#### [SHORT PROBLEM]
In the data below, locate each line with the word "that" and list it.
-- start of RECORDS FOR THE EXERCISE --
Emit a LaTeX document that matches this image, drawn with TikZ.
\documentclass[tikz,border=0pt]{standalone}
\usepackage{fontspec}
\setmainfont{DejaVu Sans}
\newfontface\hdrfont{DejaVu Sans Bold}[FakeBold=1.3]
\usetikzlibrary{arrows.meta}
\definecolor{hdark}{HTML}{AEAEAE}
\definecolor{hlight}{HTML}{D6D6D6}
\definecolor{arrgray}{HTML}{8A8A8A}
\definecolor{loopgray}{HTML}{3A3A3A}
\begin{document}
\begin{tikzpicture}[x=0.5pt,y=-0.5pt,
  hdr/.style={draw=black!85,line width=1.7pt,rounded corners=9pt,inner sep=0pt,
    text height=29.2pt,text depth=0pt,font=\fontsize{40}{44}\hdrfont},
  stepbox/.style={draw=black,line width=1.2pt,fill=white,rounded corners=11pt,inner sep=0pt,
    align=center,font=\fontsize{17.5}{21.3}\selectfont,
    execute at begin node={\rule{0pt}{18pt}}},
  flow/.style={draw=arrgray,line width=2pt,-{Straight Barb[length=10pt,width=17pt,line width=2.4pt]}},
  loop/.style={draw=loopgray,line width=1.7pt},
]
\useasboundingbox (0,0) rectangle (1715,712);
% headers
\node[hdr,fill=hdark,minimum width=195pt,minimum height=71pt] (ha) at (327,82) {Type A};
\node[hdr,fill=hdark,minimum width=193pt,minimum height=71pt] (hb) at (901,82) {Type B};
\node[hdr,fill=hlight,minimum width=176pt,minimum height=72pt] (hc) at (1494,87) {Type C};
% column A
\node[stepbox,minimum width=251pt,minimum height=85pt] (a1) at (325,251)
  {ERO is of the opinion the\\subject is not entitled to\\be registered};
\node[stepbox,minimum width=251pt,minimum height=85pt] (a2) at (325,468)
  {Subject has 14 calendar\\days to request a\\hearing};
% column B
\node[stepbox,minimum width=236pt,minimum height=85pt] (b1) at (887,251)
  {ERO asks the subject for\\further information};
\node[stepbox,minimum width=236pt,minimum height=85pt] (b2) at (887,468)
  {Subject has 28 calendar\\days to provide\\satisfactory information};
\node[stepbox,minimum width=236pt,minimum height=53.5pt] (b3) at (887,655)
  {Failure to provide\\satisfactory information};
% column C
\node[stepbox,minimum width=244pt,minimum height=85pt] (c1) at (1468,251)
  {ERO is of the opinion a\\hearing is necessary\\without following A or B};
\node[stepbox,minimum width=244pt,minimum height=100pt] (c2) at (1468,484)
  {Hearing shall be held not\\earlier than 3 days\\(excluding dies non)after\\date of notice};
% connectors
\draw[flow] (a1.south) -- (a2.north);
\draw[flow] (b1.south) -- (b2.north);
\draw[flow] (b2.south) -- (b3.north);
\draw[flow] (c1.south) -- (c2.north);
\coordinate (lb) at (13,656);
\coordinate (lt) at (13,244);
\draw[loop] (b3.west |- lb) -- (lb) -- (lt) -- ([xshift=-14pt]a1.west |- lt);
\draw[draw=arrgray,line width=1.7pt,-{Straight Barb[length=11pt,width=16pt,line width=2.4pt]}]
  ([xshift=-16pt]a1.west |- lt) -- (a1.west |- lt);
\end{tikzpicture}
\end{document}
-- end of RECORDS FOR THE EXERCISE --
-- start of RECORDS FOR THE EXERCISE --
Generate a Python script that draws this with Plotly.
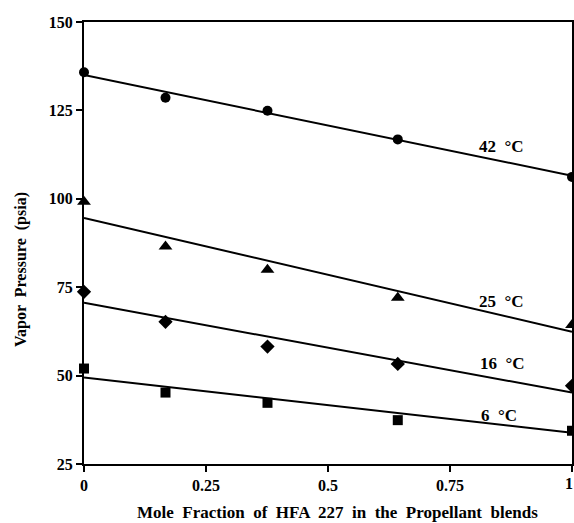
-- end of RECORDS FOR THE EXERCISE --
#### [FULL SOLUTION]
Emit a LaTeX document that matches this image, drawn with TikZ.
Generate a Python script that draws this with Plotly.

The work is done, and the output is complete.